Now, I know $3.58 is nothing to gawk at, but rest assured that as the heat cranks up, fuel at the pump is going to be driven down, giving all you drivers out there a bit of relief.

And according to some forecasts, the downward-trending gas prices will continue into 2014.

Drivers should expect to pay about $3.50 on average for a gallon of regular gasoline this year; that’s a welcome drop from 2012’s $3.63 per gallon. And the best part about it: there’s no end in sight. Analysts believe that number will hover around $3.39 by 2014.

For the first time in a long time, gas prices are one thing that consumers won’t need to keep an eye on, worrying about burning a hole in their pockets. And wouldn’t it be nice to turn on the news and not have to hear about more surging gas prices?

Instead, you might turn the TV on one day and hear a report saying, “Gas prices are down yet again this week.”

Evidently, consumers are already expressing their pleasure. Retail sales were boosted in nearly every single category for the month of April – sporting goods, furniture, electronics, and clothing – and everything in between has been on the rise for all types of business since May of 2011, as this chart from the Wall Street Journal shows:

retail sales to 2013 small
[Click to enlarge]

The only constant that has gone down in that same time is the price of gas. People seem to be less pessimistic about the U.S. economy right now, and maybe it’s high time they should be – the robust housing market and growing retail sales are reflections that consumers are ready to buy.

Still, many economists didn’t expect the April retail sales results to be so promising; expectations had tax hikes from earlier in the year putting a damper on consumer spending in the spring – but this was not the case. People didn’t cut back like the experts thought they would, and it goes to show that the payroll tax increase had very little to do with consumer spending.

The Next Two Weeks

The only hurdle that consumers are likely to face at the pump is just a couple weeks away as Memorial Day weekend approaches.

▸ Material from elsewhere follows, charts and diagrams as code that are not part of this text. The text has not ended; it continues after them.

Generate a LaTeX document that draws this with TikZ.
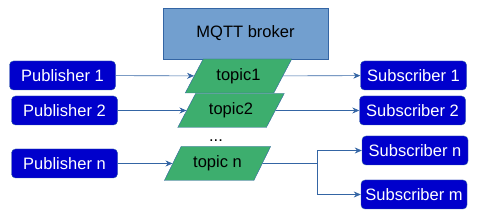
\documentclass[tikz,border=0pt]{standalone}
\usepackage{fontspec}
\setmainfont{Liberation Sans}
\usepackage{tikz}
\usetikzlibrary{positioning,arrows.meta,shapes.geometric}

\definecolor{clientfill}{HTML}{0000CC}
\definecolor{clientline}{HTML}{3465A4}
\definecolor{brokerfill}{HTML}{729FCF}
\definecolor{topicfill}{HTML}{3DAE6E}
\definecolor{topicline}{HTML}{3465A4}

\begin{document}
\begin{tikzpicture}[
  x=1pt, y=-1pt,
  client/.style={
    rounded corners=4pt,
    draw=clientline,
    fill=clientfill,
    text=white,
    minimum width=106pt,
    minimum height=29pt,
    inner sep=0pt,
    font=\fontsize{16.5}{18}\selectfont
  },
  broker/.style={
    draw=clientline,
    fill=brokerfill,
    minimum width=165pt,
    minimum height=51pt,
    font=\fontsize{16.5}{18}\selectfont
  },
  topic/.style={
    trapezium,
    trapezium left angle=54,
    trapezium right angle=126,
    trapezium stretches=true,
    draw=topicline,
    fill=topicfill,
    minimum width=107pt,
    minimum height=34pt,
    inner sep=0pt,
    font=\fontsize{16.5}{18}\selectfont
  },
  arrow/.style={-{Stealth[length=7pt,width=6pt]}, draw=clientline, line width=0.6pt}
]
\useasboundingbox (0,0) rectangle (484,213);

% broker and topics
\node[broker] (broker) at (245.5,33.5) {MQTT broker};
\node[topic] (topic1) at (238.5,76) {topic1};
\node[topic] (topic2) at (231,110.5) {topic2};
\node[topic] (topicn) at (217.5,163.5) {topic n};
\node[font=\fontsize{16.5}{18}\selectfont] (dots) at (216,141) {...};

% publishers
\node[client] (pub1) at (62.5,75.5) {Publisher 1};
\node[client] (pub2) at (64.5,110.5) {Publisher 2};
\node[client] (pubn) at (64.5,163.5) {Publisher n};

% subscribers
\node[client] (sub1) at (413.5,75.5) {Subscriber 1};
\node[client] (sub2) at (412.5,110.5) {Subscriber 2};
\node[client] (subn) at (415,150.5) {Subscriber n};
\node[client] (subm) at (414,194.5) {Subscriber m};
\coordinate (fork) at (317,163.5);

% arrows
\draw[arrow] (pub1) -- (topic1);
\draw[arrow] (pub2) -- (topic2);
\draw[arrow] (pubn) -- (topicn);
\draw[arrow] (topic1) -- (sub1);
\draw[arrow] (topic2) -- (sub2);
\draw[draw=clientline, line width=0.6pt] (topicn) -- (fork);
\draw[arrow] (fork) |- (subn);
\draw[arrow] (fork) |- (subm);
\end{tikzpicture}
\end{document}
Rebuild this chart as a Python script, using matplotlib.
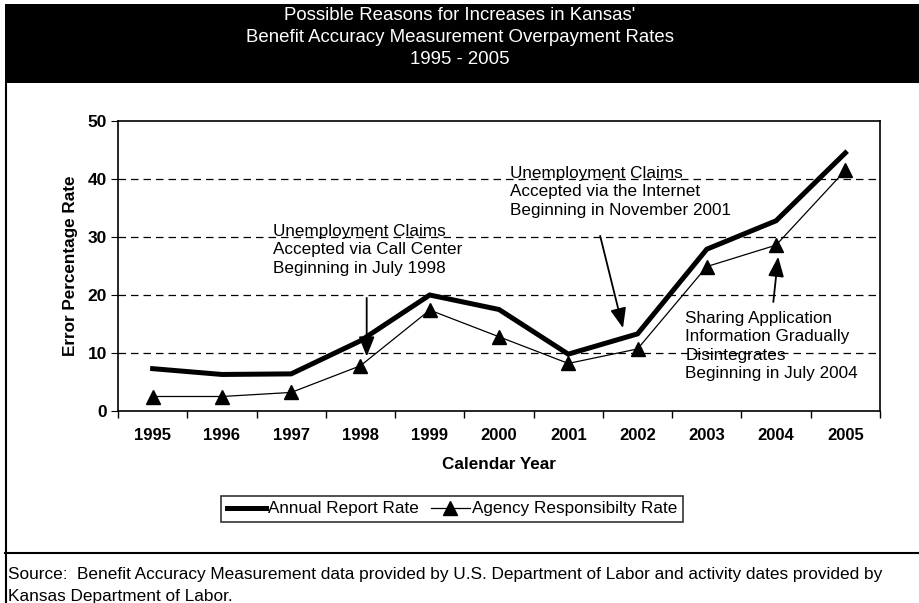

For this coming week, gas prices will increase slightly in most communities; probably more so in the plains states and on the West Coast, according to GasBuddy.com. The Great Lakes will see their prices hold in the higher end of the $3 per gallon range. And areas in the South will see little change this week; same with the East Coast, which may see just a slight rise or drop in price.

And this all comes from a rally in oil prices from where they were in April, accompanied by gasoline futures. And then there is the ‘seasonal anxiety’ that almost always is seen in the petroleum market ahead of the busy summer driving season.

But the good news is, once Memorial Day is behind us, consumers should feel free to plan that road trip as things should start to cool down.

By June, prices will find themselves in that mid-three dollar range and should find a comfortable balance throughout the remainder of the summer and into fall.

Change Gon’ Come

One major reason this downward trend hasn’t really taken off before is because there were some incidents last year at a few of the major refineries. But this year, with a little luck and a lack of unexpected refining problems, 2013 has gone on without a hitch.

And because of it, we’re beginning to see the role that rising crude oil inventories can have on the price of gas.

As for decreased consumer demand, U.S. consumers are slowly but surely beginning to change their habits. When drivers were forced to pay high gas prices in years gone by, it forced many Americans to take a step back and reevaluate spending habits.

And one way to curb those habits was at the pump – becoming more health conscious, making lifestyle changes, and taking advantage of fuel efficient vehicles. And now those changes are being realized.

But let’s face it; the economy is just starting to pick itself back up. There are still those out there that say it’s going to crash, and that alone can lead some to use less gas than they might otherwise.

The only thing that could get in the way of the U.S. having a great summer at the pump would likely be hurricane season; late July and into August is prime time for hurricanes, so any major storm could have an adverse effect on gas prices.

But barring that, it’s cool summer breezes and low, steady prices at the pump.

So go on, take that nice, long drive just for the hell of it. And while you’re at it, maybe think about putting some of that leftover change into the oil industry. It’s not going to do you wrong – not this year.